Copy the data exactly as it appears, and do not include any pictures.

++++++++

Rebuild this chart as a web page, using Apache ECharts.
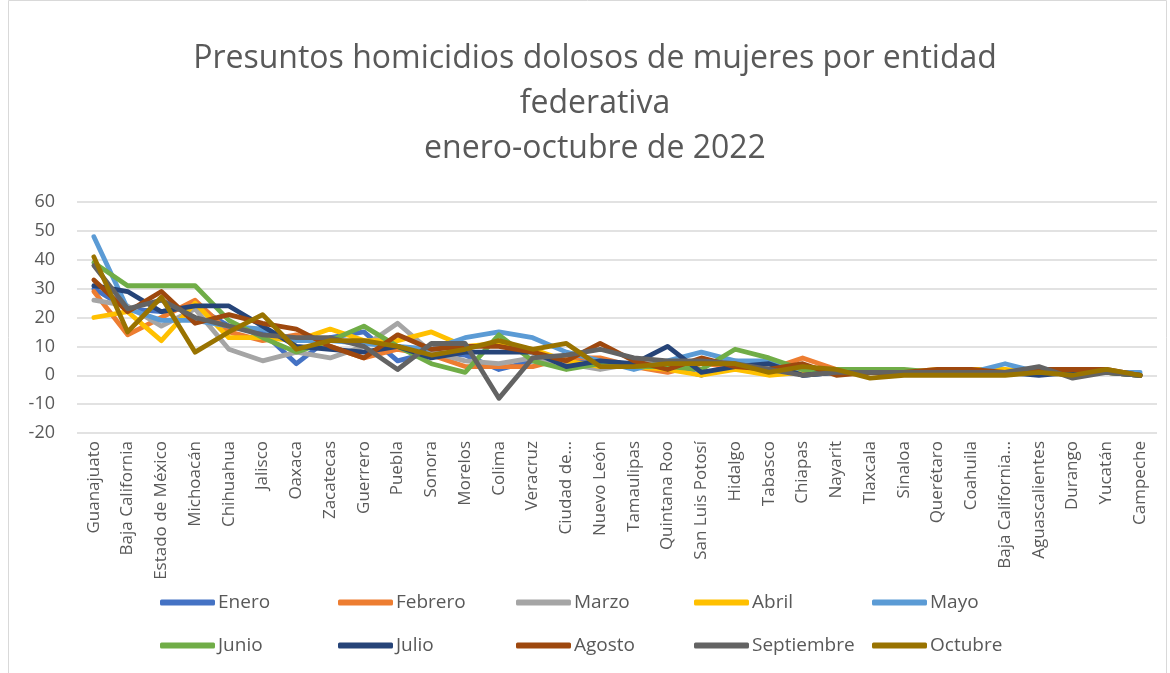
<!DOCTYPE html>
<html>
<head>
<meta charset="utf-8">
<script src="https://cdn.jsdelivr.net/npm/echarts@6/dist/echarts.min.js"></script>
<style>
html,body{margin:0;padding:0;background:#fff;}
#chart{width:1170px;height:673px;}
</style>
</head>
<body>
<div id="chart"></div>
<script>
const categories = ['Guanajuato','Baja California','Estado de México','Michoacán','Chihuahua','Jalisco','Oaxaca','Zacatecas','Guerrero','Puebla','Sonora','Morelos','Colima','Veracruz','Ciudad de México','Nuevo León','Tamaulipas','Quintana Roo','San Luis Potosí','Hidalgo','Tabasco','Chiapas','Nayarit','Tlaxcala','Sinaloa','Querétaro','Coahuila','Baja California Sur','Aguascalientes','Durango','Yucatán','Campeche'];
const tickLabels = ['Guanajuato','Baja California','Estado de México','Michoacán','Chihuahua','Jalisco','Oaxaca','Zacatecas','Guerrero','Puebla','Sonora','Morelos','Colima','Veracruz','Ciudad de...','Nuevo León','Tamaulipas','Quintana Roo','San Luis Potosí','Hidalgo','Tabasco','Chiapas','Nayarit','Tlaxcala','Sinaloa','Querétaro','Coahuila','Baja California...','Aguascalientes','Durango','Yucatán','Campeche'];
const seriesNames = ['Enero','Febrero','Marzo','Abril','Mayo','Junio','Julio','Agosto','Septiembre','Octubre'];
const enero      = [30,23,22,24,17,15,4,13,15,5,8,7,2,5,5,5,3,3,0,4,4,0,1,1,1,1,1,1,1,1,1,0];
const febrero    = [29,14,20,26,15,12,14,10,6,9,7,3,3,3,6,6,3,1,4,3,2,6,2,1,1,1,1,1,1,1,1,0];
const marzo      = [26,24,17,23,9,5,8,6,10,18,8,5,4,6,4,2,4,4,4,5,3,1,1,1,1,1,1,1,1,1,1,0];
const abril      = [20,22,12,25,13,13,12,16,12,12,15,10,11,9,5,3,3,2,0,2,0,1,1,1,1,2,2,2,1,1,1,0];
const mayo       = [48,23,19,19,17,16,12,12,11,10,9,13,15,13,8,5,2,5,8,5,5,2,1,1,1,1,1,4,1,1,1,1];
const junio      = [39,31,31,31,19,13,8,12,17,10,4,1,14,5,2,4,3,3,2,9,6,2,2,2,2,1,1,1,1,1,1,0];
const julio      = [31,29,22,24,24,17,10,9,8,10,6,8,8,8,3,5,4,10,1,3,4,0,1,1,1,1,1,1,0,1,1,0];
const agosto     = [33,22,29,18,21,18,16,10,6,14,9,10,10,8,5,11,5,2,6,3,2,4,0,1,1,2,2,1,2,2,2,0];
const septiembre = [38,23,26,20,17,14,13,13,10,2,11,11,-8,6,7,9,6,5,5,4,2,0,1,1,1,1,1,1,3,-1,1,0];
const octubre    = [41,15,27,8,15,21,9,12,12,10,7,9,12,9,11,3,3,4,4,4,1,3,2,-1,0,0,0,0,1,0,2,0];
const yTicks = {min:-20, max:60, interval:10};
const titleText = 'Presuntos homicidios dolosos de mujeres por entidad\nfederativa\nenero-octubre de 2022';

const allData = [enero,febrero,marzo,abril,mayo,junio,julio,agosto,septiembre,octubre];
const colors = ['#4472C4','#ED7D31','#A5A5A5','#FFC000','#5B9BD5','#70AD47','#264478','#9E480E','#636363','#997300'];
const FONT = '"Open Sans", "Noto Sans", sans-serif';

const legendCols = [155, 333, 511, 689, 867];
const legendRows = [588, 631];
const legends = seriesNames.map((n,i)=>({
  data:[n],
  left: legendCols[i%5],
  top: legendRows[Math.floor(i/5)],
  itemWidth: 55, itemHeight: 6,
  itemGap: 0,
  icon: 'roundRect',
  textStyle:{color:'#595959', fontSize:19, fontFamily:FONT, padding:[0,0,0,-2]},
  selectedMode:false
}));

const chart = echarts.init(document.getElementById('chart'), null, {renderer:'canvas'});
chart.setOption({
  animation:false,
  color: colors,
  graphic:[
    {type:'rect', shape:{x:8.5,y:0.5,width:1158,height:700}, style:{fill:'none', stroke:'#d9d9d9', lineWidth:1}, silent:true},
    {type:'text', x:595, y:36, silent:true,
     style:{text:titleText, fill:'#595959', fontSize:32, fontFamily:FONT, lineHeight:45,
            align:'center', verticalAlign:'top', textAlign:'center', textVerticalAlign:'top'}}
  ],
  legend: legends,
  grid:{left:77, right:13, top:202, bottom:240},
  xAxis:{
    type:'category',
    data: categories,
    boundaryGap:true,
    axisLine:{show:false},
    axisTick:{show:false},
    axisLabel:{
      rotate:90, interval:0, color:'#595959', fontSize:17, fontFamily:FONT, margin:8,
      formatter:(v,idx)=>tickLabels[idx]
    },
    splitLine:{show:false}
  },
  yAxis:{
    type:'value',
    min:yTicks.min, max:yTicks.max, interval:yTicks.interval,
    axisLine:{show:false}, axisTick:{show:false},
    axisLabel:{color:'#595959', fontSize:18, fontFamily:FONT, margin:22},
    splitLine:{lineStyle:{color:'#d9d9d9', width:1.5}}
  },
  series: seriesNames.map((n,i)=>({
    name:n, type:'line', data: allData[i],
    showSymbol:false, symbol:'none',
    lineStyle:{width:4.8, color:colors[i], cap:'round', join:'round'},
    itemStyle:{color:colors[i]}
  }))
});
</script>
</body>
</html>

++++++++

### Expected output
Rebuild this chart as a web page, using Apache ECharts.
<!DOCTYPE html>
<html>
<head>
<meta charset="utf-8">
<script src="https://cdn.jsdelivr.net/npm/echarts@6/dist/echarts.min.js"></script>
<style>
html,body{margin:0;padding:0;background:#fff;}
#chart{width:1170px;height:673px;}
</style>
</head>
<body>
<div id="chart"></div>
<script>
const categories = ['Guanajuato','Baja California','Estado de México','Michoacán','Chihuahua','Jalisco','Oaxaca','Zacatecas','Guerrero','Puebla','Sonora','Morelos','Colima','Veracruz','Ciudad de México','Nuevo León','Tamaulipas','Quintana Roo','San Luis Potosí','Hidalgo','Tabasco','Chiapas','Nayarit','Tlaxcala','Sinaloa','Querétaro','Coahuila','Baja California Sur','Aguascalientes','Durango','Yucatán','Campeche'];
const tickLabels = ['Guanajuato','Baja California','Estado de México','Michoacán','Chihuahua','Jalisco','Oaxaca','Zacatecas','Guerrero','Puebla','Sonora','Morelos','Colima','Veracruz','Ciudad de...','Nuevo León','Tamaulipas','Quintana Roo','San Luis Potosí','Hidalgo','Tabasco','Chiapas','Nayarit','Tlaxcala','Sinaloa','Querétaro','Coahuila','Baja California...','Aguascalientes','Durango','Yucatán','Campeche'];
const seriesNames = ['Enero','Febrero','Marzo','Abril','Mayo','Junio','Julio','Agosto','Septiembre','Octubre'];
const enero      = [30,23,22,24,17,15,4,13,15,5,8,7,2,5,5,5,3,3,0,4,4,0,1,1,1,1,1,1,1,1,1,0];
const febrero    = [29,14,20,26,15,12,14,10,6,9,7,3,3,3,6,6,3,1,4,3,2,6,2,1,1,1,1,1,1,1,1,0];
const marzo      = [26,24,17,23,9,5,8,6,10,18,8,5,4,6,4,2,4,4,4,5,3,1,1,1,1,1,1,1,1,1,1,0];
const abril      = [20,22,12,25,13,13,12,16,12,12,15,10,11,9,5,3,3,2,0,2,0,1,1,1,1,2,2,2,1,1,1,0];
const mayo       = [48,23,19,19,17,16,12,12,11,10,9,13,15,13,8,5,2,5,8,5,5,2,1,1,1,1,1,4,1,1,1,1];
const junio      = [39,31,31,31,19,13,8,12,17,10,4,1,14,5,2,4,3,3,2,9,6,2,2,2,2,1,1,1,1,1,1,0];
const julio      = [31,29,22,24,24,17,10,9,8,10,6,8,8,8,3,5,4,10,1,3,4,0,1,1,1,1,1,1,0,1,1,0];
const agosto     = [33,22,29,18,21,18,16,10,6,14,9,10,10,8,5,11,5,2,6,3,2,4,0,1,1,2,2,1,2,2,2,0];
const septiembre = [38,23,26,20,17,14,13,13,10,2,11,11,-8,6,7,9,6,5,5,4,2,0,1,1,1,1,1,1,3,-1,1,0];
const octubre    = [41,15,27,8,15,21,9,12,12,10,7,9,12,9,11,3,3,4,4,4,1,3,2,-1,0,0,0,0,1,0,2,0];
const yTicks = {min:-20, max:60, interval:10};
const titleText = 'Presuntos homicidios dolosos de mujeres por entidad\nfederativa\nenero-octubre de 2022';

const allData = [enero,febrero,marzo,abril,mayo,junio,julio,agosto,septiembre,octubre];
const colors = ['#4472C4','#ED7D31','#A5A5A5','#FFC000','#5B9BD5','#70AD47','#264478','#9E480E','#636363','#997300'];
const FONT = '"Open Sans", "Noto Sans", sans-serif';

const legendCols = [155, 333, 511, 689, 867];
const legendRows = [588, 631];
const legends = seriesNames.map((n,i)=>({
  data:[n],
  left: legendCols[i%5],
  top: legendRows[Math.floor(i/5)],
  itemWidth: 55, itemHeight: 6,
  itemGap: 0,
  icon: 'roundRect',
  textStyle:{color:'#595959', fontSize:19, fontFamily:FONT, padding:[0,0,0,-2]},
  selectedMode:false
}));

const chart = echarts.init(document.getElementById('chart'), null, {renderer:'canvas'});
chart.setOption({
  animation:false,
  color: colors,
  graphic:[
    {type:'rect', shape:{x:8.5,y:0.5,width:1158,height:700}, style:{fill:'none', stroke:'#d9d9d9', lineWidth:1}, silent:true},
    {type:'text', x:595, y:36, silent:true,
     style:{text:titleText, fill:'#595959', fontSize:32, fontFamily:FONT, lineHeight:45,
            align:'center', verticalAlign:'top', textAlign:'center', textVerticalAlign:'top'}}
  ],
  legend: legends,
  grid:{left:77, right:13, top:202, bottom:240},
  xAxis:{
    type:'category',
    data: categories,
    boundaryGap:true,
    axisLine:{show:false},
    axisTick:{show:false},
    axisLabel:{
      rotate:90, interval:0, color:'#595959', fontSize:17, fontFamily:FONT, margin:8,
      formatter:(v,idx)=>tickLabels[idx]
    },
    splitLine:{show:false}
  },
  yAxis:{
    type:'value',
    min:yTicks.min, max:yTicks.max, interval:yTicks.interval,
    axisLine:{show:false}, axisTick:{show:false},
    axisLabel:{color:'#595959', fontSize:18, fontFamily:FONT, margin:22},
    splitLine:{lineStyle:{color:'#d9d9d9', width:1.5}}
  },
  series: seriesNames.map((n,i)=>({
    name:n, type:'line', data: allData[i],
    showSymbol:false, symbol:'none',
    lineStyle:{width:4.8, color:colors[i], cap:'round', join:'round'},
    itemStyle:{color:colors[i]}
  }))
});
</script>
</body>
</html>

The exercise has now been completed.